The stranglehold by corporations on the municipal election process has prompted calls for reform. None is more welcome than Robert MacDermid‘s recommendations, wrote Kevin Werner in the Ancaster News July 9. “We have terrible disclosure,” said MacDermid in an interview. The professor of political science in York University’s Faculty of Arts recently completed the Final Report of the Toronto Election Finance Review Task Force investigating corporate influence in the Toronto municipal election. It can be found on the Web site VoteToronto.ca. Corporations, for instance, cannot vote, nor can they run for office or form a political party. Yet they are allowed to contribute to a political candidate. “Why?” asks MacDermid. “It allows one group of citizens holding wealth in the form of a corporation to make multiple contributions,” he said.


MacDermid is also incredulous that councillors, who are the recipients of campaign donations, are also the enforcement agency that regulates the guidelines. If a citizen asks for an audit, the councillors have to decide whether to agree to it or not. “This is an incredible conflict of interest,” said MacDermid. “And it can be very expensive. The whole enforcement is complaint driven.” Despite protestations that eliminating the influence of corporations in municipal elections and reforming the election act is futile, MacDermid rejects them as nothing more than hot air. Quebec banned corporate donations as far back as the 1970s, and Manitoba followed suit in 2001. “It can be done,” he said. Toronto council will debate banning corporate and union donations later this month. “It’s time Elections Ontario changed the guidelines,” said MacDermid. “There is reform in the air.”


Why cut funding to VON?


“I am devastated by the recent decision by Community Care Access Centre to reject VON’s contract to serve and care for the clients they have tended to for 85 years,” wrote fourth-year York nursing student and Victoria Order of Nurses summer employee Jennifer Krah, in Welland’s Tribune July 9. “I am worried about all of our nurses, including myself. What happened to the decision to improve community care? Wasn’t the government going to put more money into funding community care? It makes me question our system. Why does CCAC feel VON is not suitable? And why do they get to be the deciding factor in who delivers quality care?”

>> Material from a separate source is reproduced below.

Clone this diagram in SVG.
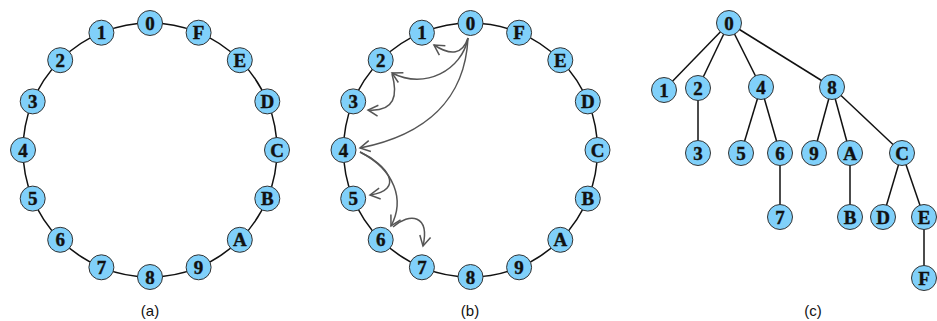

Grad’s new album influenced by gypsy roots


Lisa Patterson’s new album Roam is full of a global esthetic that brings together many different sources, said a review in suburban Vancouver’s North Shore News July 9.”I just want to bring the sound of many cultures together,” said the former York University music student. The BC-born musician was given a taste of cultural nuances at a young age. Her mother’s parents emigrated to Canada from Romania and brought their love of gypsy tunes with them. “At every family gathering there was always music and dancing,” she said. “It was when I went to York University [1993-98] and I was studying different world musics, including south Indian music, that I got turned on to the movement of all the Roma people up the Balkan strip. I saw the path and realized why I’m so attracted to Middle Eastern music and those rhythms and modes – I’d heard them as a kid. I just vibrated with the sound so much and then I travelled and got to see first hand a lot of Egyptian and Indian music I realized that there is a big connection – we can trace it all back.”